この怖い話は約 3 分で読めます。

788 1/4 2008/09/03(水) 20:19:33 ID:g69XFD4Z0
まだ小学1年生か2年生くらいだったと思います。
僕の家の横は旧神社跡地で、今はゲートボール場になっているのですが、
昔はそこに1本の大きな神木がありました。

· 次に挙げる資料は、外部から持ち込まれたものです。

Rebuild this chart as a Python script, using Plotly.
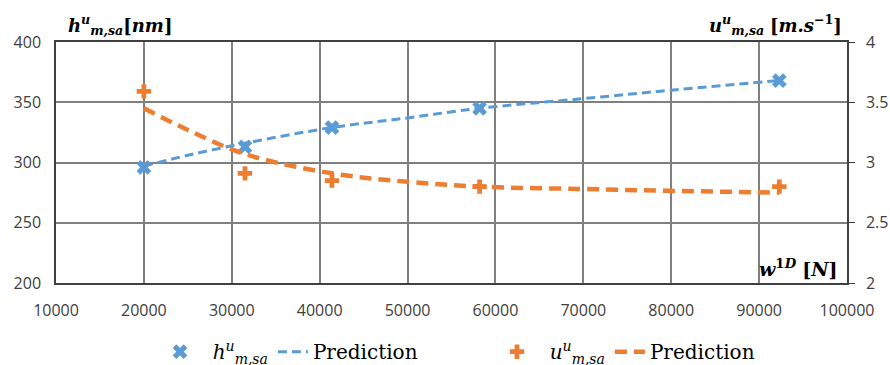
import plotly.graph_objects as go

# ---- data ----
w_meas = [20000, 31500, 41400, 58200, 92300]
h_meas = [296, 313, 329, 345, 368]
u_meas = [3.59, 2.91, 2.85, 2.80, 2.80]

w_pred = [20000, 25000, 31500, 41400, 50000, 58200, 70000, 80000, 92300]
h_pred = [297, 306, 316, 329, 337, 345, 353, 360, 368]
u_pred = [3.45, 3.27, 3.07, 2.91, 2.84, 2.80, 2.78, 2.765, 2.75]

x_ticks = [10000, 20000, 30000, 40000, 50000, 60000, 70000, 80000, 90000, 100000]

BLUE = "#5B9BD5"
ORANGE = "#ED7D31"
TICKFONT = dict(family="Open Sans", size=16, color="#404040")
SERIF = "DejaVu Serif"
LPAD = "&nbsp;" * 2

fig = go.Figure()

fig.add_trace(go.Scatter(
    x=w_meas, y=h_meas, mode="markers", yaxis="y",
    marker=dict(symbol="x", size=13, color=BLUE, line=dict(width=0)),
    name=LPAD + "<i>h</i><sup><i>u</i></sup><sub><i>m,sa</i></sub>", legend="legend"))
fig.add_trace(go.Scatter(
    x=w_pred, y=h_pred, mode="lines", yaxis="y", line_shape="spline",
    line=dict(color=BLUE, width=3, dash="9px,5px"),
    name="Prediction", legend="legend"))
fig.add_trace(go.Scatter(
    x=w_meas, y=u_meas, mode="markers", yaxis="y2",
    marker=dict(symbol="cross", size=12, color=ORANGE, line=dict(width=0)),
    name=LPAD + "<i>u</i><sup><i>u</i></sup><sub><i>m,sa</i></sub>", legend="legend2"))
fig.add_trace(go.Scatter(
    x=w_pred, y=u_pred, mode="lines", yaxis="y2", line_shape="spline",
    line=dict(color=ORANGE, width=4.5, dash="12px,7px"),
    name="Prediction", legend="legend2"))

fig.update_layout(
    width=890, height=365,
    margin=dict(l=56, r=43, t=42, b=82, autoexpand=False),
    paper_bgcolor="white", plot_bgcolor="white",
    showlegend=True,
    xaxis=dict(range=[10000, 100000], tickvals=x_ticks,
               ticktext=[str(v) for v in x_ticks],
               showgrid=True, gridcolor="#7f7f7f", gridwidth=1.5,
               showline=True, linecolor="#404040", linewidth=1.5, mirror=True,
               ticks="", tickfont=TICKFONT, ticklabelstandoff=12, zeroline=False),
    yaxis=dict(range=[200, 400], tickvals=[200, 250, 300, 350, 400],
               showgrid=True, gridcolor="#7f7f7f", gridwidth=1.5,
               showline=True, linecolor="#404040", linewidth=1.5,
               ticks="", tickfont=TICKFONT, ticklabelstandoff=10, zeroline=False),
    yaxis2=dict(range=[2, 4], tickvals=[2, 2.5, 3, 3.5, 4],
                ticktext=["2", "2.5", "3", "3.5", "4"],
                overlaying="y", side="right", showgrid=False,
                showline=True, linecolor="#404040", linewidth=1.5,
                ticks="outside", ticklen=6, tickcolor="#404040", tickwidth=1.2,
                tickfont=TICKFONT, ticklabelstandoff=8, zeroline=False),
    legend=dict(orientation="h", x=(160 - 56) / 791, xanchor="left",
                y=-0.285, yanchor="middle",
                font=dict(family=SERIF, size=20, color="black"),
                bgcolor="rgba(0,0,0,0)", itemwidth=30, tracegroupgap=0),
    legend2=dict(orientation="h", x=(497 - 56) / 791, xanchor="left",
                 y=-0.285, yanchor="middle",
                 font=dict(family=SERIF, size=20, color="black"),
                 bgcolor="rgba(0,0,0,0)", itemwidth=30, tracegroupgap=0),
    shapes=[dict(type="line", xref="paper", x0=0, x1=1, yref="y2", y0=3, y1=3,
                 line=dict(color="#202020", width=1), layer="below")],
    annotations=[
        dict(xref="paper", yref="paper", x=(66 - 56) / 791, y=1, xanchor="left",
             yanchor="bottom", yshift=2, showarrow=False,
             font=dict(family=SERIF, size=18, color="black"),
             text="<b><i>h</i></b><sup><b><i>u</i></b></sup><sub><b><i>m,sa</i></b></sub><b>[<i>nm</i>]</b>"),
        dict(xref="paper", yref="paper", x=(844 - 56) / 791, y=1, xanchor="right",
             yanchor="bottom", yshift=2, showarrow=False,
             font=dict(family=SERIF, size=18, color="black"),
             text="<b><i>u</i></b><sup><b><i>u</i></b></sup><sub><b><i>m,sa</i></b></sub> <b>[<i>m.s</i></b><sup><b>−1</b></sup><b>]</b>"),
        dict(xref="paper", yref="paper", x=(840 - 56) / 791, y=0, xanchor="right",
             yanchor="bottom", yshift=1, showarrow=False,
             font=dict(family=SERIF, size=19, color="black"),
             text="<b><i>w</i></b><sup><b>1<i>D</i></b></sup> <b>[<i>N</i>]</b>"),
    ],
)

fig.write_html("out.html", config={"displayModeBar": False},
               post_script="document.body.style.margin='0';document.body.style.overflow='hidden';")
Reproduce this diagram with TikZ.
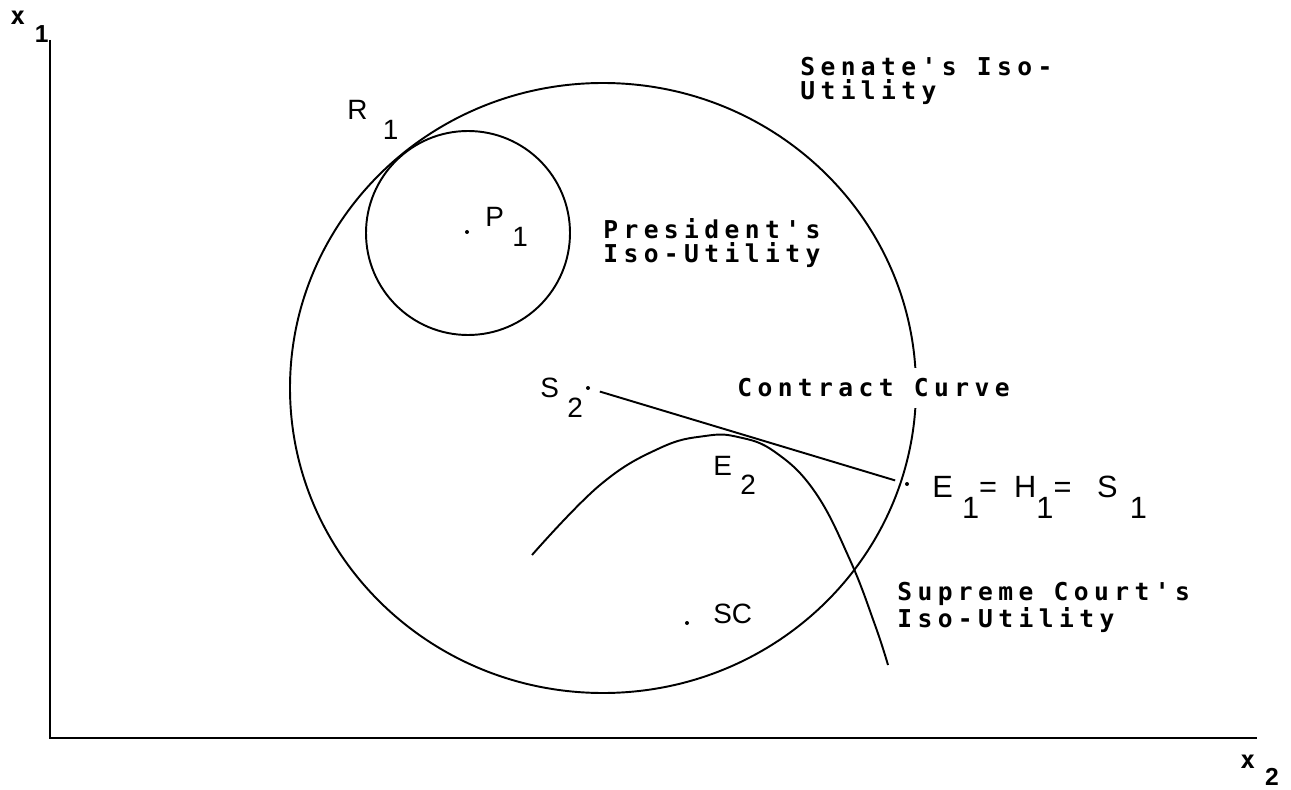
\documentclass[tikz,border=0pt]{standalone}
\usepackage{fontspec}
\setmainfont{Liberation Sans}
\newfontfamily\isofont{DejaVu Sans Mono}[LetterSpace=22]
\usetikzlibrary{positioning}

% letter with a lowered index
\newcommand\lab[3][.3em]{#2\kern#1\raisebox{-.7em}{#3}}

\begin{document}
\begin{tikzpicture}[x=0.02cm, y=-0.02cm,
    curve/.style={line width=1.1pt},
    iso/.style={font=\isofont\bfseries\fontsize{14}{14.2}\selectfont, align=left, anchor=base west, inner sep=0pt},
    pt/.style={font=\fontsize{15.9}{18}\selectfont, anchor=base west, inner sep=0pt},
    axis/.style={font=\fontsize{14}{16}\selectfont, anchor=base west, inner sep=0pt},
    dot/.style={circle, fill, inner sep=0pt, minimum size=0.08cm}
]
\useasboundingbox (0,0) rectangle (1291,790);

% axes
\coordinate (top) at (50,40);
\coordinate (origin) at (50,738);
\coordinate (right) at (1257,738);
\draw[curve] (top) -- (origin) -- (right);
\node[axis] (xone) at (10,25) {\lab[.4em]{{\isofont\bfseries x}}{\textbf{1}}};
\node[axis] (xtwo) at (1240,768) {\lab[.4em]{{\isofont\bfseries x}}{\textbf{2}}};

% iso-utility curves
\draw[curve] (603,388) ellipse [x radius=313, y radius=305];
\draw[curve] (468,233) circle [radius=102];
\draw[curve] plot[smooth, tension=0.7] coordinates {(532,555) (600,485) (660,448) (705,436) (738,437) (775,452) (815,492) (850,560) (875,625) (888,665)};

% ideal points
\node[dot] (p1) at (467,232) {};
\node[dot] (s2) at (588,388) {};
\node[dot] (e1) at (907,484) {};
\node[dot] (sc) at (687,623) {};

% contract curve
\draw[curve, shorten <=0.2cm, shorten >=0.2cm] (s2) -- (e1);

% labels
\node[pt] (r1) at (347,120) {\lab[.55em]{R}{1}};
\node[pt] (p1lab) at (485,227) {\lab{P}{1}};
\node[pt] (s2lab) at (540,398) {\lab{S}{2}};
\node[pt] (e2lab) at (713,475) {\lab{E}{2}};
\node[pt] (sclab) at (713,623) {SC};
\node[pt, font=\fontsize{17.5}{20}\selectfont] (e1lab) at (932,497)
    {\lab{E}{1}=\ \ H\raisebox{-.7em}{1}=\ \ \ \lab[.4em]{S}{1}};

\node[iso] (senate) at (800,100) {Senate's Iso-\\Utility};
\node[iso] (president) at (603,263) {President's\\Iso-Utility};
\node[iso, fill=white, inner ysep=6pt] (contract) at (737,397) {Contract Curve};
\node[iso] (court) at (897,627) {Supreme Court's\\Iso-Utility};
\end{tikzpicture}
\end{document}
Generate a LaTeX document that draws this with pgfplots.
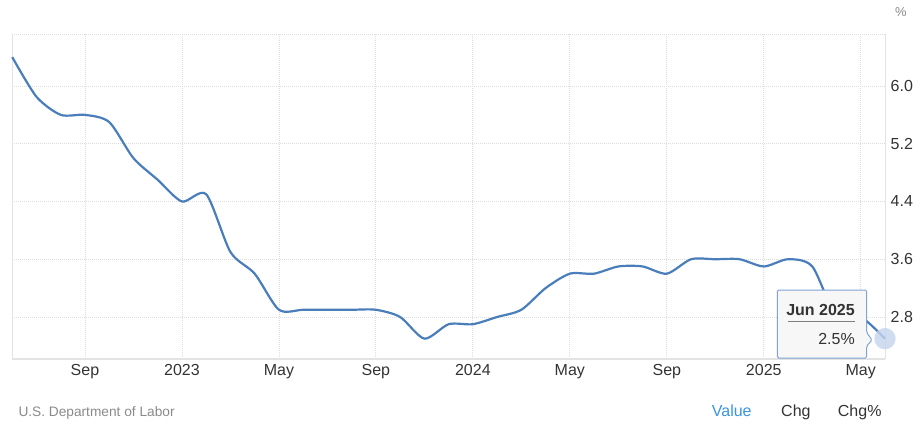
\documentclass[border=0pt]{standalone}
\usepackage{pgfplots}
\pgfplotsset{compat=1.18}
\usepackage{fontspec}
\setmainfont{Liberation Sans}
\definecolor{linec}{HTML}{4A7EBB}
\definecolor{gridc}{HTML}{DDDDDD}
\definecolor{bordc}{HTML}{E3E3E3}
\definecolor{tickc}{HTML}{333333}
\definecolor{srcc}{HTML}{8A8A8A}
\definecolor{valc}{HTML}{3A94E0}
\definecolor{tipfill}{HTML}{F7F7F7}
\definecolor{tipdraw}{HTML}{7FA3D3}
\definecolor{dotc}{HTML}{C4D5EC}
\begin{document}
\begin{tikzpicture}[x=1pt,y=1pt]
\useasboundingbox (0,0) rectangle (913,437);
\begin{axis}[
  at={(12.25pt,78pt)}, anchor=south west,
  scale only axis, width=872.75pt, height=325pt,
  xmin=0, xmax=36, ymin=2.218, ymax=6.72,
  clip=false,
  axis line style={draw=none},
  major tick length=0pt,
  xtick={3,7,11,15,19,23,27,31,35},
  xticklabels={Sep,2023,May,Sep,2024,May,Sep,2025,May},
  ytick={2.8,3.6,4.4,5.2,6.0},
  yticklabels={2.8,3.6,4.4,5.2,6.0},
  yticklabel pos=right,
  grid=major,
  major grid style={draw=gridc, dash pattern=on 1pt off 1pt, line width=0.8pt},
  xticklabel style={font=\fontsize{16}{19}\selectfont, text=tickc, anchor=base, inner sep=0pt, yshift=-16pt},
  yticklabel style={font=\fontsize{16}{19}\selectfont, text=tickc, anchor=west, inner sep=0pt, xshift=5.5pt},
]
\draw[bordc, line width=1pt] (rel axis cs:0,0) -- (rel axis cs:0,1);
\draw[bordc, line width=1pt] (rel axis cs:1,0) -- (rel axis cs:1,1);
\draw[bordc, line width=1.6pt] (rel axis cs:0,0) -- (rel axis cs:1,0);
\draw[gridc, dash pattern=on 1pt off 1pt, line width=0.8pt] (rel axis cs:0,1) -- (rel axis cs:1,1);
\addplot[linec, line width=2.2pt, smooth, tension=0.45] coordinates {
(0,6.4) (1,5.85) (2,5.6) (3,5.6) (4,5.5) (5,5.0) (6,4.7) (7,4.4) (8,4.5)
(9,3.7) (10,3.4) (11,2.9) (12,2.9) (13,2.9) (14,2.9) (15,2.9) (16,2.8)
(17,2.5) (18,2.7) (19,2.7) (20,2.8) (21,2.9) (22,3.2) (23,3.4) (24,3.4)
(25,3.5) (26,3.5) (27,3.4) (28,3.6) (29,3.6) (30,3.6) (31,3.5) (32,3.6)
(33,3.5) (34,2.8) (35,2.8) (36,2.5)
};
\addplot[draw=none, only marks, mark=*, mark size=10.7pt, mark options={draw=none, draw opacity=0, fill=dotc, fill opacity=0.8}] coordinates {(36,2.5)};
\end{axis}
% tooltip
\draw[tipdraw, fill=tipfill, line width=1pt, rounded corners=1.5pt]
  (777.3,79) -- (777.3,147) -- (866.7,147) -- (866.7,104.5) -- (872,97) -- (866.7,91) -- (866.7,79) -- cycle;
\node[anchor=base east, inner sep=0pt, text=tickc, font=\fontsize{16}{19}\selectfont\bfseries] at (855,122) {Jun 2025};
\draw[gray, line width=1pt] (788.3,115.3) -- (855,115.3);
\node[anchor=base east, inner sep=0pt, text=tickc, font=\fontsize{16}{19}\selectfont] at (855,93) {2.5\%};
% unit
\node[anchor=center, inner sep=0pt, text=srcc, font=\fontsize{13}{15}\selectfont] at (901,425) {\%};
% footer
\node[anchor=base west, inner sep=0pt, text=srcc, font=\fontsize{13.7}{16}\selectfont] at (18.3,21) {U.S. Department of Labor};
\node[anchor=base west, inner sep=0pt, text=valc, font=\fontsize{16}{19}\selectfont] at (711.7,21) {Value};
\node[anchor=base west, inner sep=0pt, text=tickc, font=\fontsize{16}{19}\selectfont] at (781,21) {Chg};
\node[anchor=base west, inner sep=0pt, text=tickc, font=\fontsize{16}{19}\selectfont] at (837.7,21) {Chg\%};
\end{tikzpicture}
\end{document}
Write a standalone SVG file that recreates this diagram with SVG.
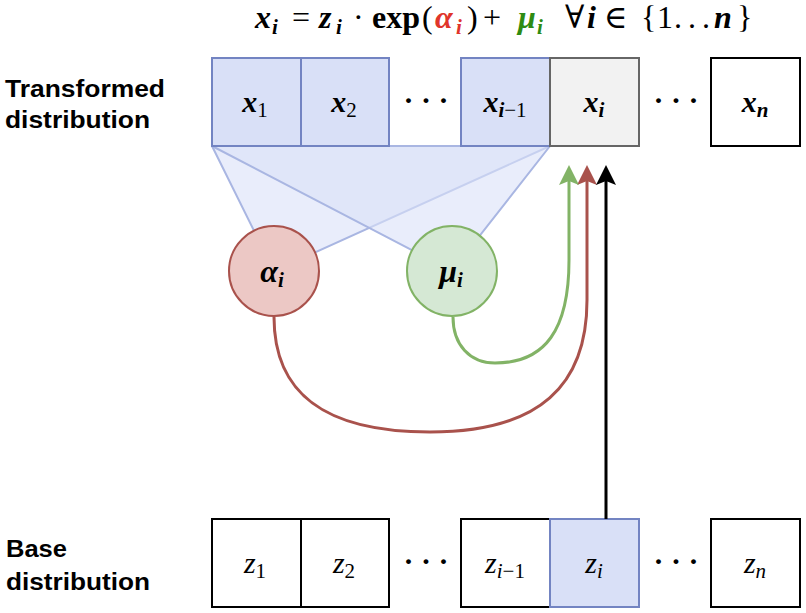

楠だったと思います。
他にあると言えば石段と何かよく分からない石碑、
そしてその石段を境にして僕の家と神木がありました。
両親が共働きだった僕は、よくその木に寄りかかって愚痴や自慢などを木に向かって話していたのを覚えています。
秋~
冬にかけてだったでしょうか、
その日も僕は木に寄りかかり木に向かっていつもの様に話し掛けていました。
日も暮れるのも大分早くなっていますから、あっという間に夜の闇が近付いて来ます。
と言っても僕の家は隣なわけですから、別段急ぐわけでもなく、
いつもの様に石段を降り家に戻ろうとした時です。

「せぇのぉ・・・」

何か後ろから声が聞こえたような気がしてハッと振り返るのですが、誰もいない。
気のせいかと思い、その時は特に何も気にせず家に帰りました。

789 2/4 2008/09/03(水) 20:21:01 ID:g69XFD4Z0
家に帰り風呂から出た僕は、何とはなしにふとベランダから木の方を見ました。
あまり車も通らない場所ですから、家の周りは静けさが漂っており、
風に揺れる木の葉と、それを照らす月光が、とても幻想的で、風もひんやりと心地良い。

ギィ・・・ギィ・・・

何か軋むような音がする。
その場所を目を凝らしてよく見ると何かが木からぶらさがっており、ゆらゆらと揺れている。

(あれは・・・人だ・・・!!)

幼いながらに首吊りというのは知っていました。
ふと気付くと視線を感じる。
目をやると二つの目玉がこちらを見て「ニヤリ・・・」と歪んだ笑みを浮かべていました。
慌てて部屋に戻りベッドに入ったものの、その日は全く眠れませんでした。

790 3/4 2008/09/03(水) 20:22:27 ID:g69XFD4Z0
それからしばらく木には近付かないまま、年を越しました。
あの日のことは新聞やニュースにもなっていなかったので、僕の中でも「あれは錯覚だったのかな・・・?」と整理され、
遠い過去として頭の片隅に追いやっていました。
そんな忘れかけていたある日、何の気なしに僕はあの木の下にいました。
常葉樹のためか木には葉が残り、それに積もった雪が屋根のように陽を遮っています。
何をするでもなく木に寄りかかっていると、静けさの中に何か音が聞こえて来ます。

「ねんね・・・ころ・・・や・・・おこ・・・ろ・・・や・・・・・・」

はっとして上を見ると、僕の顔の真上に裸足が一対あり、
よく見上げると、遥か上の枝からきりんのように首の伸びた人であったろうモノがゆらゆらと僕の眼前で揺れていました。